Image Text Music by writer and editor Catherine Taylor is a series of textual and photographic essays that explore our encounters with the place where the visual meets the verbal. Taylor riffs on and subverts Roland Barthes’ classic 1977 essay collection, Image Music Text, using his title as playful points of departure for her thinking about the nature of image-text works and the music that might be made at their intersection.
These meditative and analytical essays pose vital questions about the psychological and political possibilities for image-text works. Taylor rejects overarching statements about medium or genre in favour of observations of the particular to reveal broader ways of reading that are at once familiar and disorientating.
The reflections in Image Text Music are at once critical and celebratory, dystopian and utopian, investigative and contemplative, didactic and dreamlike. They are visions of visions of the world that ultimately ask: as we shuttle between linguistic and visual modes of meaning-making, what is the purpose of reinventing forms if not to reinvent ways of living?

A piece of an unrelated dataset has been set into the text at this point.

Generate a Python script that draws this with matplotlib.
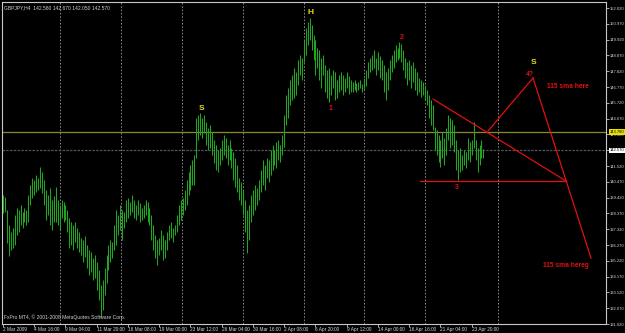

Featuring artwork by Laia Abril, Lucas Blalock, Adam Broomberg and Oliver Chanarin, Tony Cokes, Gustave Courbet, Sara Cwynar, Robert Frank, Nan Goldin, Francisco Goya, Theresa Hak Kyung Cha, Whitney Hubbs, Justine Kurland, Édouard Manet, Pietro Monaco, Nicholas Muellner, Ahndraya Parlato, Adrian Piper, Man Ray, Martha Rosler, and Wolfgang Tillmans
Catherine Taylor (born 1964) received a BA from the College Scholar Program at Cornell University, studied Classics at Somerville College at the University of Oxford, and earned a PhD in English from Duke University. The author of You, Me, and the Violence, Apart, and Giving Birth, she is also a founding editor of Essay Press, and associate professor in writing and co-director of the Image Text MFA at Ithaca College and of ITI Press.